Stated goal: The lines from the top of the material below through the line containing "var seriesNames = ['实际销售收入（亿元）', '同比增速'];" are to be printed exactly, with pictures omitted.

Dataset excerpt:

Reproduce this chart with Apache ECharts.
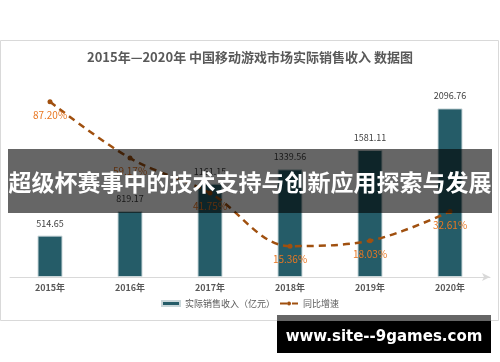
<!DOCTYPE html>
<html>
<head>
<meta charset="utf-8">
<script src="https://cdn.jsdelivr.net/npm/echarts@6/dist/echarts.min.js"></script>
<style>
html,body{margin:0;padding:0;background:#fff;}
#c{width:500px;height:362px;}
</style>
</head>
<body>
<div id="c"></div>
<script>
var categories = ['2015年', '2016年', '2017年', '2018年', '2019年', '2020年'];
var revenue = [514.65, 819.17, 1161.15, 1339.56, 1581.11, 2096.76];
var growth = [87.20, 59.17, 41.75, 15.36, 18.03, 32.61];
var titleText = '2015年—2020年 中国移动游戏市场实际销售收入 数据图';
var bannerText = '超级杯赛事中的技术支持与创新应用探索与发展';
var watermarkText = 'www.site--9games.com';
var seriesNames = ['实际销售收入（亿元）', '同比增速'];

var chart = echarts.init(document.getElementById('c'), null, {renderer: 'canvas'});
var font = '"Noto Sans CJK SC", "Noto Sans", sans-serif';
chart.setOption({
  backgroundColor: '#fff',
  animation: false,
  title: {
    text: titleText,
    left: 'center',
    top: 46,
    textStyle: {fontFamily: font, fontSize: 13, fontWeight: 'bold', color: '#595959'}
  },
  legend: {
    bottom: 49,
    left: 'center',
    itemGap: 4,
    textStyle: {fontFamily: font, fontSize: 9, color: '#595959'},
    data: [
      {name: seriesNames[0], icon: 'rect', itemStyle: {color: '#255C68'}},
      {name: seriesNames[1]}
    ],
    itemWidth: 18,
    itemHeight: 5
  },
  grid: {left: 10, right: 10, top: 76, bottom: 85, containLabel: false},
  xAxis: {
    type: 'category',
    data: categories,
    boundaryGap: true,
    axisLine: {show: true, lineStyle: {color: '#D9D9D9', width: 1}, symbol: ['none', 'arrow'], symbolSize: [6, 8]},
    axisTick: {show: false},
    axisLabel: {fontFamily: font, fontSize: 9, fontWeight: 'bold', color: '#595959', margin: 6}
  },
  yAxis: [
    {type: 'value', min: 0, max: 2500, show: false, splitLine: {show: false}},
    {type: 'value', min: 0, max: 100, show: false, splitLine: {show: false}}
  ],
  series: [
    {
      name: seriesNames[0],
      type: 'bar',
      data: revenue,
      barWidth: 25,
      itemStyle: {color: '#255C68', borderColor: '#C9D6D9', borderWidth: 1},
      label: {show: true, position: 'top', distance: 8, fontFamily: font, fontSize: 9, color: '#404040',
        formatter: function (p) { return p.value.toFixed(2); }}
    },
    {
      name: seriesNames[1],
      type: 'line',
      yAxisIndex: 1,
      data: growth,
      smooth: 0.35,
      symbol: 'circle',
      symbolSize: 5,
      itemStyle: {color: '#A0500F'},
      lineStyle: {color: '#A0500F', width: 2.5, type: [7, 5]},
      label: {show: true, position: 'bottom', distance: 6, fontFamily: font, fontSize: 10, color: '#E87722',
        formatter: function (p) { return p.value.toFixed(2) + '%'; }},
      z: 3
    }
  ],
  graphic: [
    {type: 'rect', shape: {x: 0.5, y: 40.5, width: 498, height: 280}, style: {fill: 'none', stroke: '#D9D9D9', lineWidth: 1}, z: 1, silent: true},
    {type: 'rect', shape: {x: 8, y: 149, width: 484, height: 64}, style: {fill: 'rgba(0,0,0,0.6)'}, z: 100},
    {type: 'text', x: 250, y: 182, style: {text: bannerText, fill: '#fff', font: 'bold 23px "Noto Sans CJK SC", sans-serif', textAlign: 'center', textVerticalAlign: 'middle'}, z: 101},
    {type: 'rect', shape: {x: 277, y: 315, width: 214, height: 6}, style: {fill: '#666666'}, z: 100},
    {type: 'rect', shape: {x: 277, y: 321, width: 214, height: 32}, style: {fill: '#000'}, z: 100},
    {type: 'text', x: 384, y: 337, style: {text: watermarkText, fill: '#fff', font: 'bold 15px "DejaVu Sans", sans-serif', textAlign: 'center', textVerticalAlign: 'middle'}, z: 101}
  ]
});
</script>
</body>
</html>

Task output:
Reproduce this chart with Apache ECharts.
<!DOCTYPE html>
<html>
<head>
<meta charset="utf-8">
<script src="https://cdn.jsdelivr.net/npm/echarts@6/dist/echarts.min.js"></script>
<style>
html,body{margin:0;padding:0;background:#fff;}
#c{width:500px;height:362px;}
</style>
</head>
<body>
<div id="c"></div>
<script>
var categories = ['2015年', '2016年', '2017年', '2018年', '2019年', '2020年'];
var revenue = [514.65, 819.17, 1161.15, 1339.56, 1581.11, 2096.76];
var growth = [87.20, 59.17, 41.75, 15.36, 18.03, 32.61];
var titleText = '2015年—2020年 中国移动游戏市场实际销售收入 数据图';
var bannerText = '超级杯赛事中的技术支持与创新应用探索与发展';
var watermarkText = 'www.site--9games.com';
var seriesNames = ['实际销售收入（亿元）', '同比增速'];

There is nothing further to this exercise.